At June 30, 2007, our portfolio of long-term debt was substantially comprised of fixed rate instruments. Therefore, the fair value of the portfolio is relatively sensitive to effects of interest rate fluctuations. This sensitivity is illustrated by the $232 million increase in the fair value of long-term debt at June 30, 2007, assuming a hypothetical 10 percent decrease in interest rates. However, our sensitivity to interest rate declines and corresponding increases in the fair value of our debt portfolio unfavorably affect our results of operations and cash flows when we elect to repurchase or otherwise retire fixed-rate debt at prices above carrying value.
We manage our exposure to interest rate movements by utilizing financial derivative instruments. The primary objective of this program is to reduce our overall cost of borrowing by managing the fixed and floating interest rate mix of the debt portfolio.
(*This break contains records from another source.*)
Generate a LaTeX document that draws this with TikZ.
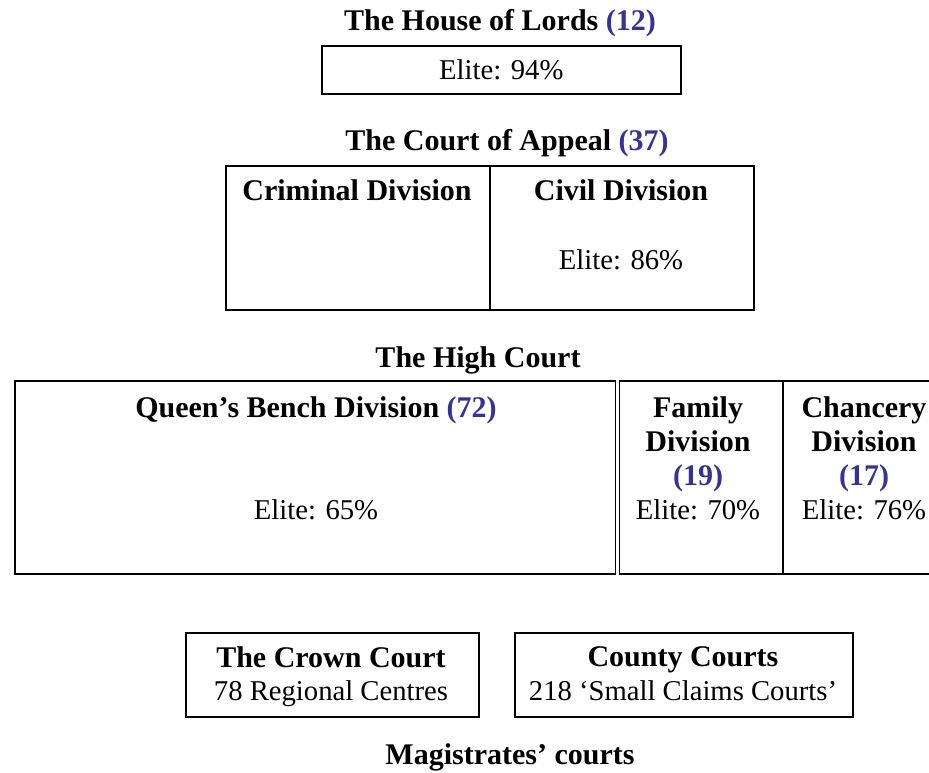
\documentclass[tikz,border=0pt]{standalone}
\usepackage{fontspec}
\setmainfont{Liberation Serif}
\usetikzlibrary{positioning}
\definecolor{countblue}{RGB}{51,51,153}
\tikzset{
  court/.style={draw, line width=1.2pt, inner sep=0pt, anchor=north west},
  heading/.style={font=\bfseries\fontsize{22.5}{25.5}\selectfont, align=center, inner sep=0pt, text depth=0pt},
  body/.style={font=\fontsize{21.5}{25.5}\selectfont, align=center, inner sep=0pt, text depth=0pt},
}
\newcommand{\judges}[1]{\textcolor{countblue}{(#1)}}
\begin{document}
\begin{tikzpicture}[x=0.75pt, y=-0.75pt]
    \useasboundingbox (0,0) rectangle (929,772);
    \clip (0,0) rectangle (929,772);

    \node[heading] (lordsT) at (500,20) {The House of Lords \judges{12}};
    \node[court, minimum width=269.25pt, minimum height=36pt] (lords) at (321,45) {};
    \node[body] (lordsE) at (lords.center) {Elite: 94\%};

    \node[heading] (appealT) at (507,140) {The Court of Appeal \judges{37}};
    \node[court, minimum width=198pt, minimum height=108pt] (criminal) at (225,165) {};
    \node[court, minimum width=198pt, minimum height=108pt] (civil) at (489,165) {};
    \node[heading] (criminalT) at (357,190) {Criminal Division};
    \node[heading] (civilT) at (621,190) {Civil Division};
    \node[body] (civilE) at (621,260) {Elite: 86\%};

    \node[heading] (highT) at (478,357) {The High Court};
    \node[court, minimum width=451.5pt, minimum height=144.75pt] (bench) at (14,380) {};
    \node[court, minimum width=124.5pt, minimum height=144.75pt] (family) at (616,380) {};
    \node[court, minimum width=123pt, minimum height=144.75pt] (chancery) at (782,380) {};
    \draw[line width=0.9pt, double, double distance=2.4pt] (bench.north east) -- (bench.south east);
    \node[heading] (benchT) at (316,407) {Queen’s Bench Division \judges{72}};
    \node[body] (benchE) at (316,510) {Elite: 65\%};
    \node[heading] (familyT) at (698,441) {Family\\Division\\\judges{19}};
    \node[body] (familyE) at (698,510) {Elite: 70\%};
    \node[heading] (chanceryT) at (864,441) {Chancery\\Division\\\judges{17}};
    \node[body] (chanceryE) at (864,510) {Elite: 76\%};

    \node[court, minimum width=219.75pt, minimum height=63pt] (crown) at (185,632) {};
    \node[heading] (crownT) at (331,657) {The Crown Court};
    \node[body] (crownE) at (331,691) {78 Regional Centres};
    \node[court, minimum width=253.5pt, minimum height=63pt] (county) at (514,632) {};
    \node[heading] (countyT) at (683,657) {County Courts};
    \node[body] (countyE) at (683,691) {218 ‘Small Claims Courts’};

    \node[heading] (magistratesT) at (510,754) {Magistrates’ courts};
\end{tikzpicture}
\end{document}
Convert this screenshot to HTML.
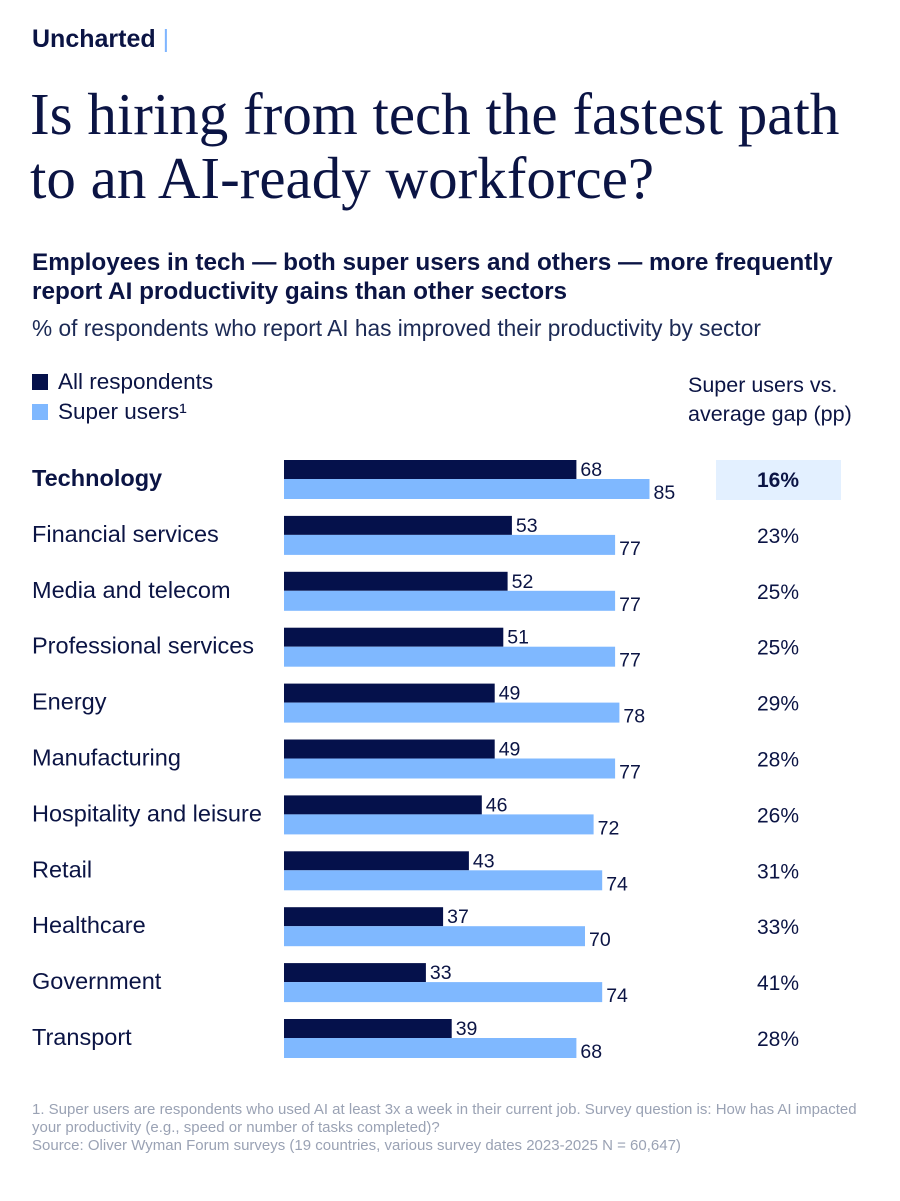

We have entered into several interest rate swap agreements, designated as fair value hedges, which effectively resulted in an exchange of existing obligations to pay fixed interest rates for obligations to pay floating rates. On June 1, 2007, $450 million notional amount of our interest rate swap agreements expired. There have been no other changes to the positions subsequent to December 31, 2006.
Foreign Currency Exchange Rate Risk
We manage our exposure to foreign currency exchange rates by utilizing forward and option contracts. The primary objective of this program is to reduce our exposure to movements in the foreign currency markets by locking in foreign currency rates. The aggregate effect on foreign currency contracts of a hypothetical 10 percent change to exchange rates at June 30, 2007, would be approximately $6 million. There have been no significant changes to our exposure to foreign exchange rates subsequent to December 31, 2006.
Safe Harbor
These quantitative and qualitative disclosures about market risk include forward-looking statements with respect to management’s opinion about risks associated with the use of derivative instruments. These statements are based on certain assumptions with respect to market prices and industry supply of and demand for crude oil, natural gas, refined products and other feedstocks. If these assumptions prove to be inaccurate, future outcomes with respect to our hedging programs may differ materially from those discussed in the forward-looking statements.
Item 4. Controls and Procedures
An evaluation of the effectiveness of the design and operation of our disclosure controls and procedures (as defined in Rule
13a-15(e) and 15d-15(e) under the Securities Exchange Act of 1934) was carried out under the supervision and with the participation of our management, including our Chief Executive Officer and Chief Financial Officer. As of the end of the period covered by this report based upon that evaluation, the Chief Executive Officer and Chief Financial Officer concluded that the design and operation of these disclosure controls and procedures were effective. During the quarter ended June 30, 2007, there were no changes in our internal controls over financial reporting that have materially affected, or were reasonably likely to materially affect, our internal controls over financial reporting.
Marathon reviews and modifies its financial and operational controls on an ongoing basis to ensure that those controls are adequate to address changes in its business as it evolves. Marathon believes that its existing financial and operational controls and procedures are adequate.